As a citizen of the city of Baltimore, it has been a difficult week to think or read or write about anything other than the events occurring since Freddie Gray’s tragic death. The uneasy peace that has descended upon the city since Monday night’s frightful rioting, has given space for contemplation of the various and numerous ills from which this city – and much of this country – have suffered for far too long.
What is happening in Baltimore now is not just about Mr. Gray. It is not about race. It is not about the war on drugs, or bad policing. It is not about a crippled system of justice. It is not about lack of economic opportunity and the widening prosperity gap. It is not about parental accountability or the perceived lack thereof. It is not about access to adequate employment, education, or health care. It is not about a physical urban environment that literally and figuratively poisons its children. It is not about lack of political leadership or adequate social and economic policy prescriptions.
It is about all of these things. And more.
I am an immigration attorney in Baltimore. I represent individuals who came to, or want to come to this country in search of a better life for themselves and for their families.

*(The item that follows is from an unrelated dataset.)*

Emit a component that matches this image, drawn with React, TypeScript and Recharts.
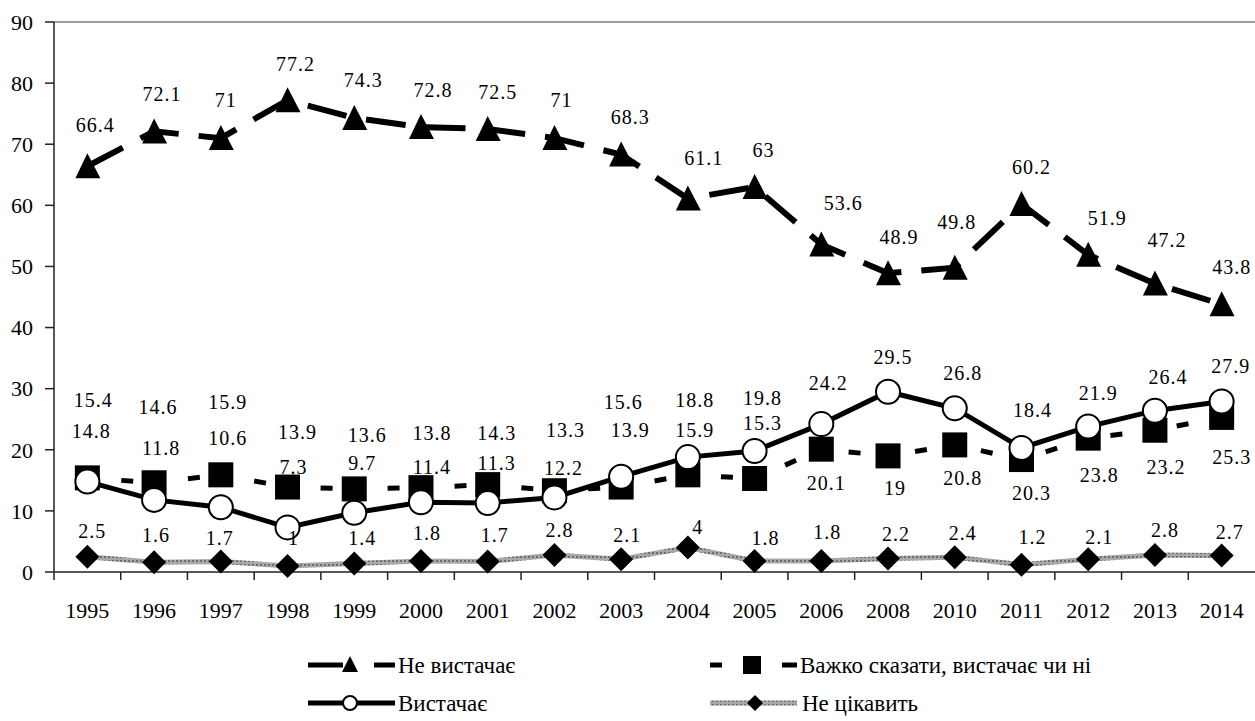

Many of my clients are seeking better jobs, better schools, or better health care than their home countries can provide. Other clients – my asylum-seekers – come to the United States out of fear – fear for their lives and the lives of their family members, fear for their freedom and their right to live peacefully, regardless of their race or nationality, their religion or political opinion, or some other immutable, defining characteristic.
For all of these reasons, my clients choose to come to the United States, and many of them come to Baltimore. For them, the United States is a beacon – of hope and of opportunity, of freedom and of justice. And as Americans, we take great pride in our own perception of our country as such. Increasingly, though, the facts on the ground belie this notion. The disconnect between the perception of America that serves as such a magnet for many of my clients and the reality of the difficulties here that far too many people, Mr. Gray included, face is undeniable. If we are to continue to be that beacon, that symbol and source of freedom and justice and opportunity, for people around the world, then we have some hard work to do.
In Baltimore now, fear and panic have given way to a renewed sense of hope. Hope that Mr. Gray did not die in vain, that the problems – all of the problems – that his case has revealed will remain in the forefront of all of our minds, and that we will continue to search for solutions. We owe that Mr. Gray. We owe that to ourselves. And we owe that to the beacon of freedom and justice and opportunity that the United States is and always ought to be.